PROMPT: Report all lines from the entries below in which "that" appears.

# # # # #

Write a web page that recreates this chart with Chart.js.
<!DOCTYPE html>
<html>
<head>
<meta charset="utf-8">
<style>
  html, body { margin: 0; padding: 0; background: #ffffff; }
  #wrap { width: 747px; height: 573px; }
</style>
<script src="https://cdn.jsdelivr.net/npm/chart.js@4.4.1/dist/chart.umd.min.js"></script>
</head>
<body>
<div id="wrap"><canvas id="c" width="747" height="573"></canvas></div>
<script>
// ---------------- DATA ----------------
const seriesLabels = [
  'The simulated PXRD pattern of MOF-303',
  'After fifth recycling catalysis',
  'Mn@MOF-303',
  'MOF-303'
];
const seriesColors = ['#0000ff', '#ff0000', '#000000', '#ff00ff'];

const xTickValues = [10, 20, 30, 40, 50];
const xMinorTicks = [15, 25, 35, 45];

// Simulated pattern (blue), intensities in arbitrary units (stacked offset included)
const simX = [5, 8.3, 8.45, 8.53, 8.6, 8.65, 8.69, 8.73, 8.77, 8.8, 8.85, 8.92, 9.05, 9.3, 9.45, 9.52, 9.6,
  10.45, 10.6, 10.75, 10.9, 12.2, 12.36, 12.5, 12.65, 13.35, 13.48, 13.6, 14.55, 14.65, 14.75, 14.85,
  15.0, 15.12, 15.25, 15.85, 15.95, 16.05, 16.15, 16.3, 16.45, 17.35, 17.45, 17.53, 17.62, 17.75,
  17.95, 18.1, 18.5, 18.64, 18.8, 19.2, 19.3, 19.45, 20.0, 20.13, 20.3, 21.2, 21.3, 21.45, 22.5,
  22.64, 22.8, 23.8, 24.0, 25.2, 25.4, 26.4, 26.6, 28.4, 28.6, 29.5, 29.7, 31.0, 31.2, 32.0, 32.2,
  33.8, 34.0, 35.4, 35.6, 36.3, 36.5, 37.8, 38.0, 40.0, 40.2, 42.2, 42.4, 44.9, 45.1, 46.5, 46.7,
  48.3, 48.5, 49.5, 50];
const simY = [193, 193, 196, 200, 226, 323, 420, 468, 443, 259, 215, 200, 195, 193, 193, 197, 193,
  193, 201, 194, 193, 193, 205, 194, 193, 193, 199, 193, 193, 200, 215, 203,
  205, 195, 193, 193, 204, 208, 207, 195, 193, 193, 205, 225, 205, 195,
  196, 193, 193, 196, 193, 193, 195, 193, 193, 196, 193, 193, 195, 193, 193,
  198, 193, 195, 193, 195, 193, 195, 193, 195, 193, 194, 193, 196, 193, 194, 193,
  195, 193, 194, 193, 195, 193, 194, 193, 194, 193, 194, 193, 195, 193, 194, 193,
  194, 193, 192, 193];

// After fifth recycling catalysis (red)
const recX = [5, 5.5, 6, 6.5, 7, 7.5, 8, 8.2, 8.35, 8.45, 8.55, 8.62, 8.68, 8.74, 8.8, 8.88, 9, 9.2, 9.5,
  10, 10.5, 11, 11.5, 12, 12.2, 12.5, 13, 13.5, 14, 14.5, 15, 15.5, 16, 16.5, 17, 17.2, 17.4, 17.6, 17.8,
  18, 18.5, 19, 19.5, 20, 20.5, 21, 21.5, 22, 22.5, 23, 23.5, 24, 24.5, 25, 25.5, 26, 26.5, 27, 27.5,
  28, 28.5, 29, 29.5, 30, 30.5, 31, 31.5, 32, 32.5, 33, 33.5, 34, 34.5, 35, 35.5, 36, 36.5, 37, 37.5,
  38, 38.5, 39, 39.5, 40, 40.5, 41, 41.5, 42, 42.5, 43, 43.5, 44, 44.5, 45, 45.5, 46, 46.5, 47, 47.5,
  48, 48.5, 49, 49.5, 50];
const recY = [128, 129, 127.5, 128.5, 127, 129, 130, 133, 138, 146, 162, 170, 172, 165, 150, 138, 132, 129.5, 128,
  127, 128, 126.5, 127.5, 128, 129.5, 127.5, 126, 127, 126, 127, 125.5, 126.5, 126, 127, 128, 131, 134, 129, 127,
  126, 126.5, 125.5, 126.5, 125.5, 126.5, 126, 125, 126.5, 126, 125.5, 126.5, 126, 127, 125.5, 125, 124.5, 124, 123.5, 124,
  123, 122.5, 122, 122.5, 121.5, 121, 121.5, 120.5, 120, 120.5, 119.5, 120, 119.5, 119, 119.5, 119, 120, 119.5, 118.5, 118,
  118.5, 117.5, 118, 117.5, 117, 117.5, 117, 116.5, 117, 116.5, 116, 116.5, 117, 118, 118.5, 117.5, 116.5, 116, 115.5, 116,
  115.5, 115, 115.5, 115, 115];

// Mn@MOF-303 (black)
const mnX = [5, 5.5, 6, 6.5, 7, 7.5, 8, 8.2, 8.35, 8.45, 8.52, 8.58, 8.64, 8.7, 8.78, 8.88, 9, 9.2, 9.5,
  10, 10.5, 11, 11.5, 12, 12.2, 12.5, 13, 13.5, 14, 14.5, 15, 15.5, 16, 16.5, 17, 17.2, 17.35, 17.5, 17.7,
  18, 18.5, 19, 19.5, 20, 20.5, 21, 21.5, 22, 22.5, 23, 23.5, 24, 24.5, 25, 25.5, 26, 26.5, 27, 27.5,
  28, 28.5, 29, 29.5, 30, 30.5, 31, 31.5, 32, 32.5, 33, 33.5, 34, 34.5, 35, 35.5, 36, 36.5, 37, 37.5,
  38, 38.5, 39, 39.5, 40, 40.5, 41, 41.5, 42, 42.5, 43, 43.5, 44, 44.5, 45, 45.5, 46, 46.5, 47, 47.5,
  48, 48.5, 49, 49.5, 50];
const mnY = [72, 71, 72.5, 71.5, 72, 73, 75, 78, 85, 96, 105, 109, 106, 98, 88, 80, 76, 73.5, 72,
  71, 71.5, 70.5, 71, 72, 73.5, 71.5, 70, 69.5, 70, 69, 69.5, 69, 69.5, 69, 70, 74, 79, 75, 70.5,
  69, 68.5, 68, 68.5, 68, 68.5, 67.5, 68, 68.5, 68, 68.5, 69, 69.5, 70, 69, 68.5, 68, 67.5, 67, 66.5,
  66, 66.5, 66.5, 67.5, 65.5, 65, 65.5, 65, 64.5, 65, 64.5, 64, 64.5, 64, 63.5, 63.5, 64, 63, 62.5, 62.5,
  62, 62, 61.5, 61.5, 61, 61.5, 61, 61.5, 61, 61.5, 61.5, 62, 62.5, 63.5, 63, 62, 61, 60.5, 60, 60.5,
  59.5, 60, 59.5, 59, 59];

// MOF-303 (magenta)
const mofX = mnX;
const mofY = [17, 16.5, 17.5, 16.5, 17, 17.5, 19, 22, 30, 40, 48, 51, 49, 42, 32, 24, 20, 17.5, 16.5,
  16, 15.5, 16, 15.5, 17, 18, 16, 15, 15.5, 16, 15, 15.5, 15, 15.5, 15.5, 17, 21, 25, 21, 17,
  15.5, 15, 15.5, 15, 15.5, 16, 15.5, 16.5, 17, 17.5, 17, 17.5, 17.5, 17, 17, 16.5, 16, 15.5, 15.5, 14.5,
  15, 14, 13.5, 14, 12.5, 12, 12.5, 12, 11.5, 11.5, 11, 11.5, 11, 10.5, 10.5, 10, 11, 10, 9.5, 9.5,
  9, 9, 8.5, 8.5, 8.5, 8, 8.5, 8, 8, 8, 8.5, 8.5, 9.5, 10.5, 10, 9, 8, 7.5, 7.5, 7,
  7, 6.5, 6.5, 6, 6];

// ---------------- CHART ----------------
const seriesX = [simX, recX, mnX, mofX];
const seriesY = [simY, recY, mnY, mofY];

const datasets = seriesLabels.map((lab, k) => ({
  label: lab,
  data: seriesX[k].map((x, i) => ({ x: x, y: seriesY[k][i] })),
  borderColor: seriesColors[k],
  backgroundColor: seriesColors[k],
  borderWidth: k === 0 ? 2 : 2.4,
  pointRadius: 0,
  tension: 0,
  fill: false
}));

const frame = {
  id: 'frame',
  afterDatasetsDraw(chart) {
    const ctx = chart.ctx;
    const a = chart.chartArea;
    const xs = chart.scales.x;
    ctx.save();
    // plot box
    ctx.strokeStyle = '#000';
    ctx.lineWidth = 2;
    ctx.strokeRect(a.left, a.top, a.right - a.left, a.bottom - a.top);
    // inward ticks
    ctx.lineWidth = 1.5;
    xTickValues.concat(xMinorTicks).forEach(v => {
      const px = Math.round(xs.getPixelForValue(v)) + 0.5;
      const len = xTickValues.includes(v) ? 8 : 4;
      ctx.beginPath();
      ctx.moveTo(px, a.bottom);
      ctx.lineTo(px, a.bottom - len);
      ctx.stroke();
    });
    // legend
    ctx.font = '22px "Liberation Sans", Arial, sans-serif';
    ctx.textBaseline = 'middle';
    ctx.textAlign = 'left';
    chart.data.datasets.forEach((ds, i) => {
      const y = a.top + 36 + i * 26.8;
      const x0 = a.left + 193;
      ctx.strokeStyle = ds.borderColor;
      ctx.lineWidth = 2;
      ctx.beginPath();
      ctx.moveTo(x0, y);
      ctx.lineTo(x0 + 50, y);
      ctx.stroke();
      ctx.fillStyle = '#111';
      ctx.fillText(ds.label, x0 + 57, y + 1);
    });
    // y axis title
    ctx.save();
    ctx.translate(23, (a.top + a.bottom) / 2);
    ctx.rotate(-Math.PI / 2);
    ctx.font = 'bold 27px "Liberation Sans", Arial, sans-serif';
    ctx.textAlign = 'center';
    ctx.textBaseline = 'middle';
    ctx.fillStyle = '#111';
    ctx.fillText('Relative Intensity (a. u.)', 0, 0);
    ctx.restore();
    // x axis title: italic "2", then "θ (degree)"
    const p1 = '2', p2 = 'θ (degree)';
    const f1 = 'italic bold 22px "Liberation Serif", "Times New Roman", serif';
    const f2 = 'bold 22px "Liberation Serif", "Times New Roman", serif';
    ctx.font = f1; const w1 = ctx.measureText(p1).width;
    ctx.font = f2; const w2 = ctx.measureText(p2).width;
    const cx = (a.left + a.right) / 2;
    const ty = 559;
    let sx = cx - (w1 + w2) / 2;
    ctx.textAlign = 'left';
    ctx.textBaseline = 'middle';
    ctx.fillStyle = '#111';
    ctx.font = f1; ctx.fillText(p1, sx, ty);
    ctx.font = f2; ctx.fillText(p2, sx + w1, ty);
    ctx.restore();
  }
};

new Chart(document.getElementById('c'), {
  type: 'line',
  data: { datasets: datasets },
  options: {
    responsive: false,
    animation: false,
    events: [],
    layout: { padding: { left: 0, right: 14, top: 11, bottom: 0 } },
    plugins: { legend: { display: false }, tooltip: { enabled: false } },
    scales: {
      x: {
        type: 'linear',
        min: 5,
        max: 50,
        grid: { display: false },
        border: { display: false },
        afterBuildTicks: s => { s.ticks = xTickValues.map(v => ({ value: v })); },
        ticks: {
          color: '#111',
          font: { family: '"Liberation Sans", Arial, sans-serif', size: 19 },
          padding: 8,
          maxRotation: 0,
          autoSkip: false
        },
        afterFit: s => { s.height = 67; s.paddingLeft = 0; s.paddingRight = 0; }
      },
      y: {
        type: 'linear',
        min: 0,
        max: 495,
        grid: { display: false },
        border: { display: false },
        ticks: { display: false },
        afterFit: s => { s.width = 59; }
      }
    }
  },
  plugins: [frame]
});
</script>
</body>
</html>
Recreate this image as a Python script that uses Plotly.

# # # # #

TASK RESPONSE:
Write a web page that recreates this chart with Chart.js.
Recreate this image as a Python script that uses Plotly.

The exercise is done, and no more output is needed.